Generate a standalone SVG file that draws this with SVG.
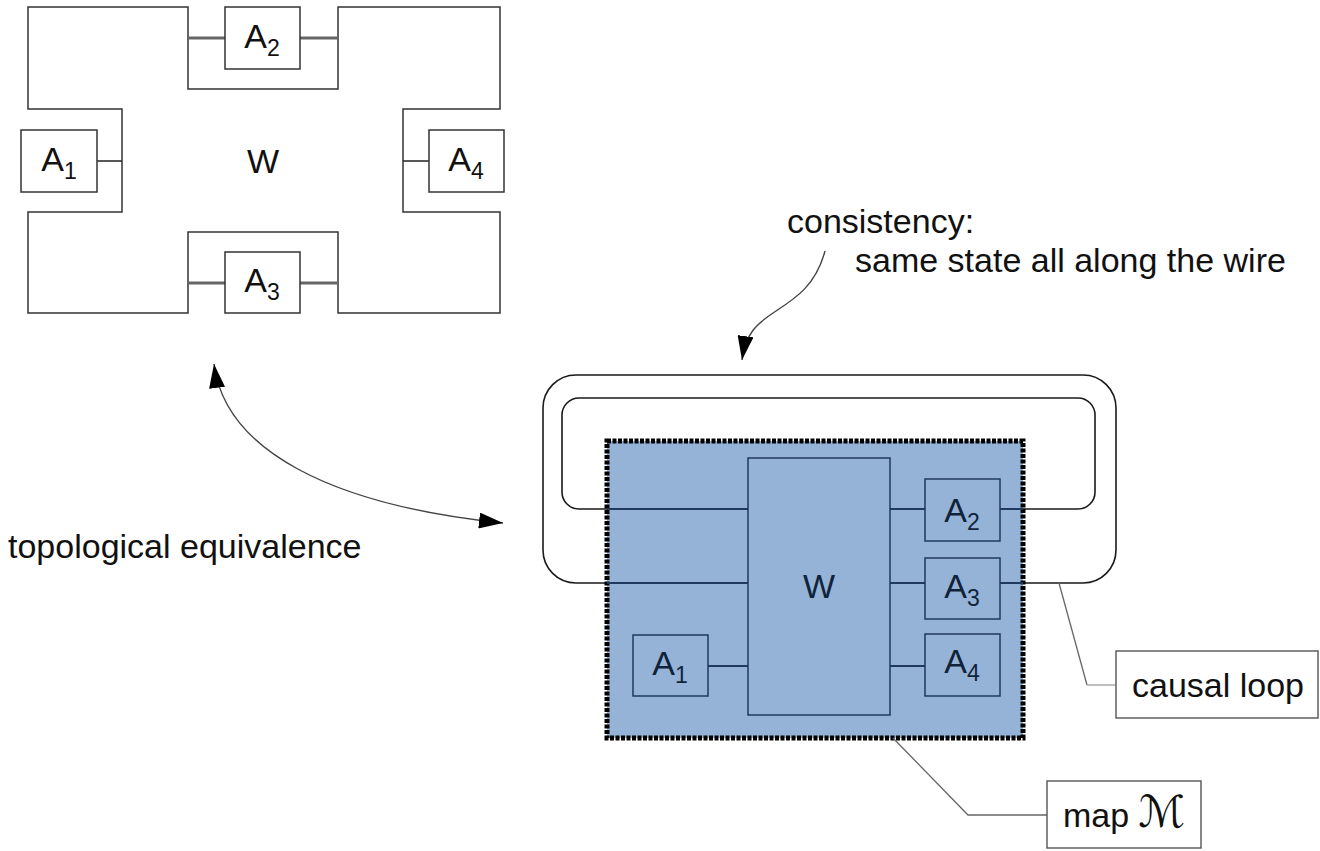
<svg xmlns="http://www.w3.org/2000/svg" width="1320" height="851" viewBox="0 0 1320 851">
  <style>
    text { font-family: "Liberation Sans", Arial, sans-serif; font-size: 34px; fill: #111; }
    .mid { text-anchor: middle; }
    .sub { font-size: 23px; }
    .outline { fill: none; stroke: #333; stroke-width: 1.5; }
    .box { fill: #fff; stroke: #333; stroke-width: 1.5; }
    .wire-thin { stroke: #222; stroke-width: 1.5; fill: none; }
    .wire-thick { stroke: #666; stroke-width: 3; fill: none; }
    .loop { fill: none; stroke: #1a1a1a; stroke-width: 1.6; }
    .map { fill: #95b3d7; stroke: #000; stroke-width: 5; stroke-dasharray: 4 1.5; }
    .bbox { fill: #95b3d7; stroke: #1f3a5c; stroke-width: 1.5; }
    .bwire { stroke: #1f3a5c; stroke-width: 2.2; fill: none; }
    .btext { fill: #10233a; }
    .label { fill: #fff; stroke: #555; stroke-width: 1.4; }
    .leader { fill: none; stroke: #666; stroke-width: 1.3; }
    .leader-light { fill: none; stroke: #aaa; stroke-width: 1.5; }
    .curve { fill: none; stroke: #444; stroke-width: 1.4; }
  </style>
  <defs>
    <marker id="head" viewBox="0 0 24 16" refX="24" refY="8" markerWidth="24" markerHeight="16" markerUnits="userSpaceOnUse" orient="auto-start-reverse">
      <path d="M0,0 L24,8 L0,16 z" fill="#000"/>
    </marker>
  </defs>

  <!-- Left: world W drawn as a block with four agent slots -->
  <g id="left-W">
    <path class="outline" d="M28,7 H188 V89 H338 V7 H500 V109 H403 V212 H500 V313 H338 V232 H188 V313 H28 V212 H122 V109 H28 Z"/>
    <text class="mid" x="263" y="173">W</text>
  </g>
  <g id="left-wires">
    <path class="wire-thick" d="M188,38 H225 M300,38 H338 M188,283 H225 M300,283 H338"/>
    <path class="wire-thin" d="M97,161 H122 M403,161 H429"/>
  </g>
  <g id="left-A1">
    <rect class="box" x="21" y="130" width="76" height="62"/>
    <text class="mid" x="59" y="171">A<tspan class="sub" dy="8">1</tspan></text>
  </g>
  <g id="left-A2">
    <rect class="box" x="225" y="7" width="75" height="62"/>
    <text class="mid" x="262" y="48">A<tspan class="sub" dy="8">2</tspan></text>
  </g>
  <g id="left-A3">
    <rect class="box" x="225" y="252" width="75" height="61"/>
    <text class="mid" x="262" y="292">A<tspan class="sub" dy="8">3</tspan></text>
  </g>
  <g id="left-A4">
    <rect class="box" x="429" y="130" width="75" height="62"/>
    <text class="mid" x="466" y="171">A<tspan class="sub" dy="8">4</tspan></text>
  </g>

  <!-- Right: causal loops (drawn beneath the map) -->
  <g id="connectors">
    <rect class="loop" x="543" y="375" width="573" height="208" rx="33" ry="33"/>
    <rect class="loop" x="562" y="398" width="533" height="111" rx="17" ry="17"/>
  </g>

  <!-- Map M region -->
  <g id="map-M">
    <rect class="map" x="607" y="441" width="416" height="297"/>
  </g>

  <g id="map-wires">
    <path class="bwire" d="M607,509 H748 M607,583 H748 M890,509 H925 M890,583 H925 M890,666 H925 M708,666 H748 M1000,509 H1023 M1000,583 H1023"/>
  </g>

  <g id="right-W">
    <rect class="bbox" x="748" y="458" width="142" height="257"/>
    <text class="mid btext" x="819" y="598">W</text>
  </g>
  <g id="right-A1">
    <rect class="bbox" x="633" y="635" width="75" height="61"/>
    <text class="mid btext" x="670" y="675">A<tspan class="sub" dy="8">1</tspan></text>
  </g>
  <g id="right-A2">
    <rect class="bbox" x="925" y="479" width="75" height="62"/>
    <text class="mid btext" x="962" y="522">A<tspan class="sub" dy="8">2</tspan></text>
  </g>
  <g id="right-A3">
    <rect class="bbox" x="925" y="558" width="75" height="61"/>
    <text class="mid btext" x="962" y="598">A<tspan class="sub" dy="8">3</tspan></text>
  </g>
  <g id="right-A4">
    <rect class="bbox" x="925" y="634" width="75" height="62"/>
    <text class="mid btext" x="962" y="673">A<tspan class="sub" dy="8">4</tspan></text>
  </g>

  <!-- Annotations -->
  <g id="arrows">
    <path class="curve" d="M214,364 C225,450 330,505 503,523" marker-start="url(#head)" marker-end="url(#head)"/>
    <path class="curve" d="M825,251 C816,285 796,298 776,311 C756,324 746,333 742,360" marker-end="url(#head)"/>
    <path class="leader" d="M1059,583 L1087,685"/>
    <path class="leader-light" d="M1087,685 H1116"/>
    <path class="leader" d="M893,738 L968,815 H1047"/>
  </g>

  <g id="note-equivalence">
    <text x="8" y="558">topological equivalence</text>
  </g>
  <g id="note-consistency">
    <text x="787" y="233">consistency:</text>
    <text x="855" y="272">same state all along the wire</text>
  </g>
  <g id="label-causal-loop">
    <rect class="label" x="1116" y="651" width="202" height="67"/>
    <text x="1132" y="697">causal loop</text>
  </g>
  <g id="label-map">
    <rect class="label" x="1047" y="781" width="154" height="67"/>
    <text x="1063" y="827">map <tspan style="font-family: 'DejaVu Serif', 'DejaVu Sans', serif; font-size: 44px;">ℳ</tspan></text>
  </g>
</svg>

### [TASK TO COMPLETE]
Indicate how many lines of the material contain the string "with", giving the number and nothing more.

### [THE RESULT]
2